The most interesting result is often salt water: it freezes at a lower temperature than fresh water, which means it takes longer to freeze and produces a different texture. This is the same principle that makes roads safer when salt is spread in winter—and explaining that connection makes a kitchen experiment feel globally significant.

What You'll Need

  • 6 identical small cups or ice cube tray sections — Uniformity matters for fair comparison.
  • Six different liquids — Water, milk, orange juice, honey thinned with a little water, strong salt water, and soda (or try lemonade, coconut milk, or chocolate milk).
  • Labels — Mark each cup clearly.
  • A camera — For documenting results at timed intervals.
  • A freezer with space for all cups simultaneously — All cups must be frozen under identical conditions.

How to Do It

1. Prepare and label each cup. Pour equal amounts of each liquid into labeled cups. Observe and describe each liquid before freezing: color, thickness, smell, taste (if safe).

2. Predict the outcomes. Before freezing: "Which do you think will freeze first? Hardest? Which might not freeze all the way?" Record predictions.

3. Place all cups in the freezer simultaneously. This ensures the freezing conditions are identical for all samples.

4. Check at regular intervals. Check every 30 minutes for the first 2 hours. At each check, describe each cup's status: still liquid, slushy, partially frozen, fully frozen. Take photos.

5. Complete freeze comparison. After 4–6 hours (or overnight), compare all fully frozen samples. Which is hardest? Which has the most ice crystals? Is any still partially liquid?

6. Thaw and observe. Let all samples thaw simultaneously. Which thaws fastest? Does the order of thawing match the order of freezing?
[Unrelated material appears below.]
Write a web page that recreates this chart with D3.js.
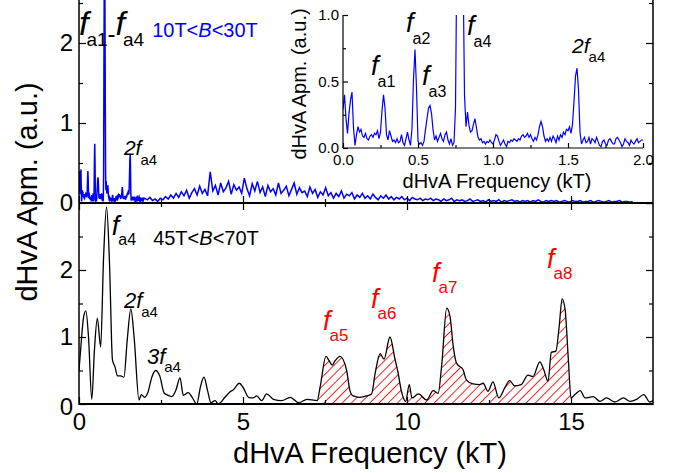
<!DOCTYPE html>
<html><head><meta charset="utf-8">
<script src="https://cdn.jsdelivr.net/npm/d3@7"></script>
<style>
body{margin:0;background:#fff}
svg{font-family:"Liberation Sans",Arial,sans-serif}
.axis line{stroke:#000;stroke-width:1.2}
.axis text{font-size:24px;fill:#000}
.inset .axis text{font-size:15px}
</style></head>
<body><svg id="c" width="681" height="473"></svg>
<script>
// 10T<B<30T spectrum, 0 - 2 kT, sampled every 0.01 kT (same data in the inset)
const blueLowStep = 0.01
const blueLow = [
  0.29,0.40,0.22,0.11,0.26,0.36,0.42,0.15,0.02,0.10,
  0.16,0.12,0.14,0.09,0.08,0.11,0.07,0.06,0.09,0.10,
  0.08,0.11,0.10,0.13,0.07,0.12,0.28,0.40,0.30,0.10,
  0.06,0.13,0.09,0.05,0.06,0.04,0.07,0.04,0.05,0.10,
  0.04,0.02,0.07,0.12,0.06,0.02,0.15,0.52,0.74,0.45,
  0.05,0.03,0.04,0.02,0.05,0.14,0.22,0.30,0.32,0.26,
  0.14,0.06,0.09,0.05,0.08,0.11,0.07,0.05,0.10,0.12,
  0.06,0.03,0.07,0.02,0.04,0.30,1.60,2.80,3.00,2.60,
  1.40,0.40,0.16,0.27,0.17,0.12,0.13,0.18,0.22,0.15,
  0.08,0.06,0.07,0.04,0.05,0.03,0.05,0.04,0.06,0.04,
  0.03,0.06,0.10,0.09,0.05,0.02,0.04,0.06,0.03,0.01,
  0.05,0.04,0.06,0.05,0.07,0.06,0.05,0.07,0.06,0.09,
  0.10,0.08,0.09,0.11,0.08,0.10,0.07,0.05,0.08,0.06,
  0.10,0.16,0.20,0.16,0.09,0.05,0.07,0.05,0.08,0.05,
  0.09,0.07,0.04,0.09,0.06,0.10,0.08,0.12,0.10,0.14,
  0.13,0.16,0.11,0.18,0.35,0.54,0.60,0.44,0.12,0.03,
  0.06,0.08,0.04,0.05,0.08,0.03,0.07,0.06,0.04,0.08,
  0.05,0.02,0.01,0.05,0.06,0.03,0.02,0.06,0.07,0.05,
  0.03,0.03,0.07,0.08,0.06,0.04,0.01,0.03,0.07,0.05,
  0.04,0.02,0.06,0.04,0.03,0.05,0.07,0.04,0.05,0.06,0.06
]
// rest of the 10T<B<30T spectrum, from 2.08 kT every 0.08 kT
const blueHighStart = 2.08, blueHighStep = 0.08
const blueHigh = [
  0.04,0.07,0.03,0.05,0.02,0.06,0.04,0.08,0.05,0.10,0.06,0.12,
  0.07,0.14,0.09,0.16,0.06,0.13,0.18,0.10,0.21,0.12,0.17,0.09,
  0.39,0.15,0.22,0.10,0.25,0.14,0.19,0.27,0.11,0.23,0.16,0.20,
  0.12,0.31,0.18,0.09,0.24,0.15,0.27,0.13,0.20,0.08,0.22,0.14,
  0.18,0.10,0.25,0.12,0.16,0.21,0.09,0.17,0.25,0.11,0.19,0.13,
  0.15,0.08,0.20,0.12,0.17,0.07,0.14,0.10,0.19,0.09,0.13,0.06,
  0.12,0.08,0.15,0.06,0.11,0.09,0.13,0.05,0.10,0.07,0.12,0.06,
  0.09,0.05,0.11,0.07,0.04,0.09,0.06,0.10,0.05,0.08,0.04,0.07,
  0.05,0.08,0.04,0.06,0.03,0.07,0.05,0.04,0.06,0.03,0.05,0.04,
  0.06,0.03,0.05,0.04,0.02,0.05,0.03,0.04,0.06,0.02,0.04,0.03,
  0.04,0.02,0.03,0.05,0.02,0.03,0.04,0.02,0.03,0.01,0.04,0.02,
  0.03,0.02,0.04,0.01,0.03,0.02,0.03,0.04,0.02,0.03,0.01,0.03,
  0.02,0.03,0.01,0.03,0.02,0.04,0.02,0.01,0.03,0.02,0.03,0.02,
  0.03,0.01,0.02,0.03,0.02,0.01,0.03,0.02,0.02,0.03,0.01,0.02,
  0.02,0.03,0.01,0.02,0.03,0.02,0.01,0.02,0.03,0.01,0.02,0.02,
  0.03,0.01,0.02,0.02,0.01,0.02
]
// 45T<B<70T spectrum
const blackFreq = [0.00,0.08,0.14,0.21,0.29,0.39,0.47,0.56,0.66,0.75,0.84,0.93,1.02,1.10,1.17,1.27,1.37,1.47,1.58,1.68,
  1.83,1.90,2.00,2.10,2.22,2.34,2.46,2.60,2.72,2.83,2.95,3.08,3.18,3.33,3.45,3.59,3.70,3.81,3.92,4.02,
  4.15,4.25,4.45,4.60,4.70,4.89,5.00,5.17,5.30,5.42,5.57,5.72,5.93,6.18,6.44,6.70,6.95,7.26,7.35,7.53,
  7.62,7.72,7.80,7.96,8.16,8.26,8.36,8.56,8.77,8.92,9.03,9.18,9.30,9.48,9.63,9.73,9.83,9.96,10.07,10.15,
  10.35,10.60,10.80,10.95,11.06,11.21,11.31,11.41,11.51,11.71,11.81,12.01,12.22,12.32,12.47,12.62,12.80,12.98,13.13,13.28,
  13.48,13.69,13.84,14.05,14.17,14.30,14.40,14.54,14.64,14.73,14.82,14.92,15.00,15.12,15.28,15.43,15.68,15.88,16.08,16.34,
  16.60,16.80,17.00,17.22,17.40,17.50]
const blackAmp = [0.50,1.00,1.30,1.39,1.00,0.07,0.80,1.28,0.85,2.20,2.94,2.10,0.66,0.55,0.42,0.42,0.40,0.95,1.42,1.00,
  0.06,0.14,0.10,0.17,0.40,0.50,0.42,0.16,0.13,0.11,0.20,0.39,0.13,0.17,0.10,0.00,0.25,0.40,0.20,0.02,
  0.05,0.00,0.10,0.18,0.21,0.31,0.25,0.10,0.09,0.12,0.05,0.15,0.07,0.05,0.10,0.02,0.07,0.05,0.25,0.71,
  0.65,0.58,0.64,0.71,0.50,0.20,0.12,0.10,0.12,0.15,0.46,0.75,0.67,1.00,0.68,0.46,0.19,0.04,0.29,0.09,
  0.15,0.06,0.20,0.16,0.59,1.43,1.31,0.86,0.61,0.51,0.36,0.30,0.29,0.31,0.19,0.33,0.09,0.24,0.35,0.27,
  0.29,0.43,0.41,0.63,0.51,0.34,0.77,0.79,1.16,1.57,1.41,0.66,0.09,0.14,0.20,0.09,0.11,0.04,0.09,0.03,
  0.09,0.04,0.07,0.14,0.03,0.05]
const hatchFrom = 7.26, hatchTo = 15.0

const blue = blueLow.map((v, i) => ({ f: i * blueLowStep, v }))
  .concat(blueHigh.map((v, i) => ({ f: blueHighStart + i * blueHighStep, v })))
const black = blackFreq.map((f, i) => ({ f, v: blackAmp[i] }))

const L = 79, R = 653, midY = 203, botY = 404
const x = d3.scaleLinear().domain([0, 17.5]).range([L, R])
const yTop = d3.scaleLinear().domain([0, 2.5]).range([midY, 3])
const yBot = d3.scaleLinear().domain([0, 3]).range([botY, midY])
const xi = d3.scaleLinear().domain([0, 2]).range([343, 643])
const yi = d3.scaleLinear().domain([0, 1]).range([148, 15])

const svg = d3.select("#c")
const defs = svg.append("defs")
defs.append("clipPath").attr("id", "clipTop").append("rect")
  .attr("x", L).attr("y", -10).attr("width", R - L).attr("height", midY + 10)
defs.append("clipPath").attr("id", "clipBot").append("rect")
  .attr("x", L).attr("y", midY).attr("width", R - L).attr("height", botY - midY)
defs.append("clipPath").attr("id", "clipIn").append("rect")
  .attr("x", xi(0)).attr("y", yi(1)).attr("width", xi(2) - xi(0)).attr("height", yi(0) - yi(1))
const pat = defs.append("pattern").attr("id", "hatch").attr("patternUnits", "userSpaceOnUse")
  .attr("width", 6.5).attr("height", 6.5).attr("patternTransform", "rotate(45)")
pat.append("line").attr("x1", 0).attr("y1", 0).attr("x2", 0).attr("y2", 6.5)
  .attr("stroke", "#ff0000").attr("stroke-width", 1.7)

// upper panel
svg.append("path").attr("clip-path", "url(#clipTop)")
  .attr("fill", "none").attr("stroke", "#0000ff").attr("stroke-width", 1.5)
  .attr("d", d3.line().x(d => x(d.f)).y(d => yTop(d.v))(blue))

// lower panel
const hatchData = black.filter(d => d.f >= hatchFrom && d.f <= hatchTo)
svg.append("path").attr("clip-path", "url(#clipBot)").attr("fill", "url(#hatch)")
  .attr("d", d3.area().curve(d3.curveMonotoneX).x(d => x(d.f)).y0(yBot(0)).y1(d => yBot(d.v))(hatchData))
svg.append("path").attr("clip-path", "url(#clipBot)")
  .attr("fill", "none").attr("stroke", "#000").attr("stroke-width", 1.3)
  .attr("d", d3.line().curve(d3.curveMonotoneX).x(d => x(d.f)).y(d => yBot(d.v))(black))

function ax(g, pos, axis, major, minor, fmt, big, small, pad) {
  const a = g.append("g").attr("class", "axis").attr("transform", pos)
  a.call(axis.tickValues(major).tickSize(-big).tickPadding(pad).tickFormat(fmt))
  a.select(".domain").remove()
  if (minor) {
    const b = g.append("g").attr("class", "axis").attr("transform", pos)
    b.call(axis.tickValues(minor).tickSize(-small).tickFormat(""))
    b.select(".domain").remove()
  }
  return a
}
const none = () => ""
// main axes
ax(svg, `translate(${L},0)`, d3.axisLeft(yTop), [0, 1, 2], [0.5, 1.5, 2.5], d3.format("d"), 7, 4, 6)
ax(svg, `translate(${L},0)`, d3.axisLeft(yBot), [1, 2], [0.5, 1.5, 2.5], d3.format("d"), 7, 4, 6)
ax(svg, `translate(${L},0)`, d3.axisLeft(yBot), [0], null, d3.format("d"), 7, 4, 6)
  .selectAll("text").attr("dy", "0.45em")
ax(svg, `translate(${R},0)`, d3.axisRight(yTop), [0, 1, 2], [0.5, 1.5, 2.5], none, 7, 4, 6)
ax(svg, `translate(${R},0)`, d3.axisRight(yBot), [0, 1, 2, 3], [0.5, 1.5, 2.5], none, 7, 4, 6)
ax(svg, `translate(0,${botY})`, d3.axisBottom(x), [0, 5, 10, 15], [2.5, 7.5, 12.5], d3.format("d"), 7, 4, 9)
ax(svg, `translate(0,${midY})`, d3.axisTop(x), [0, 5, 10, 15], [2.5, 7.5, 12.5], none, 7, 4, 6)
ax(svg, `translate(0,${midY})`, d3.axisBottom(x), [0, 5, 10, 15], [2.5, 7.5, 12.5], none, 7, 4, 6)

svg.append("line").attr("x1", L).attr("x2", L).attr("y1", -5).attr("y2", botY + 1).attr("stroke", "#000").attr("stroke-width", 1.5)
svg.append("line").attr("x1", R).attr("x2", R).attr("y1", -5).attr("y2", botY + 1).attr("stroke", "#000").attr("stroke-width", 1.5)
svg.append("line").attr("x1", L).attr("x2", R).attr("y1", botY).attr("y2", botY).attr("stroke", "#000").attr("stroke-width", 2)
svg.append("line").attr("x1", L).attr("x2", R).attr("y1", midY).attr("y2", midY).attr("stroke", "#000").attr("stroke-width", 2.2)

svg.append("text").attr("x", 370).attr("y", 463).attr("text-anchor", "middle")
  .attr("font-size", 29).text("dHvA Frequency (kT)")
svg.append("text").attr("transform", "rotate(-90)").attr("x", -192).attr("y", 37)
  .attr("text-anchor", "middle").attr("font-size", 29).text("dHvA Apm. (a.u.)")

// inset
const ins = svg.append("g").attr("class", "inset")
ins.append("path").attr("clip-path", "url(#clipIn)")
  .attr("fill", "none").attr("stroke", "#0000ff").attr("stroke-width", 1.2)
  .attr("d", d3.line().x(d => xi(d.f)).y(d => yi(d.v))(blue.filter(d => d.f <= 2.001)))
ax(ins, `translate(${xi(0)},0)`, d3.axisLeft(yi), [0, 0.5, 1], [0.25, 0.75], d3.format(".1f"), 5, 3, 4)
ax(ins, `translate(0,${yi(0)})`, d3.axisBottom(xi), [0, 0.5, 1, 1.5, 2], [0.25, 0.75, 1.25, 1.75], d3.format(".1f"), 5, 3, 6)
ins.append("line").attr("x1", xi(0)).attr("x2", xi(0)).attr("y1", yi(1)).attr("y2", yi(0)).attr("stroke", "#000").attr("stroke-width", 1.2)
ins.append("line").attr("x1", xi(0)).attr("x2", xi(2)).attr("y1", yi(0)).attr("y2", yi(0)).attr("stroke", "#000").attr("stroke-width", 1.2)
ins.append("text").attr("x", 497).attr("y", 188).attr("text-anchor", "middle")
  .attr("font-size", 20).text("dHvA Frequency (kT)")
ins.append("text").attr("transform", "rotate(-90)").attr("x", -84).attr("y", 306)
  .attr("text-anchor", "middle").attr("font-size", 20).text("dHvA Apm. (a.u.)")

// annotations
function note(px, py, pieces, fill) {
  const t = svg.append("text").attr("x", px).attr("y", py).attr("fill", fill)
  let cur = 0
  for (const [s, size, it, base, dx] of pieces) {
    t.append("tspan").text(s).attr("font-size", size)
      .attr("font-style", it ? "italic" : "normal")
      .attr("dy", base - cur).attr("dx", dx || 0)
    cur = base
  }
}
const fsub = (pre, sub, big, small, drop) => [[pre, big, true, 0], [sub, small, false, drop, -1]]
const range = (lo, hi, size) => [[lo + "T<", size, false, 0], ["B", size, true, 0], ["<" + hi + "T", size, false, 0]]

note(x(0), yTop(2.1), [["f", 34, true, 0], ["a1", 19, false, 11, -2], ["-", 24, false, 7], ["f", 34, true, 0], ["a4", 19, false, 11, -2]], "#000")
note(x(2.23), yTop(2.075), range(10, 30, 20), "#0000ff")
note(x(1.37), yTop(0.6), fsub("2f", "a4", 21, 15, 10), "#000")

note(xi(0.187), yi(0.55), fsub("f", "a1", 27, 16, 12), "#000")
note(xi(0.42), yi(0.87), fsub("f", "a2", 27, 16, 12), "#000")
note(xi(0.527), yi(0.47), fsub("f", "a3", 27, 16, 12), "#000")
note(xi(0.827), yi(0.85), fsub("f", "a4", 27, 16, 12), "#000")
note(xi(1.527), yi(0.714), fsub("2f", "a4", 21, 15, 9), "#000")

note(x(1.0), yBot(2.52), fsub("f", "a4", 27, 16, 10), "#000")
note(x(2.26), yBot(2.37), range(45, 70, 20), "#000")
note(x(1.37), yBot(1.43), fsub("2f", "a4", 22, 15, 9), "#000")
note(x(2.07), yBot(0.6), fsub("3f", "a4", 22, 15, 8), "#000")
note(x(7.44), yBot(1.1), fsub("f", "a5", 27, 17, 11), "#ff0000")
note(x(8.9), yBot(1.43), fsub("f", "a6", 27, 17, 11), "#ff0000")
note(x(10.76), yBot(1.82), fsub("f", "a7", 27, 17, 11), "#ff0000")
note(x(14.27), yBot(2.03), fsub("f", "a8", 27, 17, 11), "#ff0000")
</script></body></html>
🎓 Skills Your Child Will Develop

  • Phase Change Science — Observing the transition from liquid to solid across multiple substances builds understanding of phase changes as a physical (not chemical) transformation that different substances undergo at different temperatures.
  • Comparative Scientific Method — Running multiple conditions simultaneously under identical circumstances, recording results at intervals, and comparing—this is controlled comparative experimentation in its most accessible form.
  • Material Properties — Understanding that different liquids have different freezing points because of their different compositions (the dissolved substances in them lower their freezing point) introduces material science concepts in an edible format.

Tips & Variations

  • Make popsicles from the best results: The most interesting frozen liquid often makes the best popsicle. Pour the winner into popsicle molds with a stick before freezing.
  • Freezing point experiment: Compare fresh water vs. salt water vs. very salty water. The progressive increase in salt concentration progressively lowers the freezing point—demonstrable in a home freezer with patience.

My Two Cents

Freezing comparison experiments work because the results are always slightly surprising. Honey freezes to an unusual crystalline structure; soda produces a different texture than juice; milk freezes whiter and denser than water. Each surprise generates a genuine question: "Why does the honey look like that?" Following those questions is where the science lives.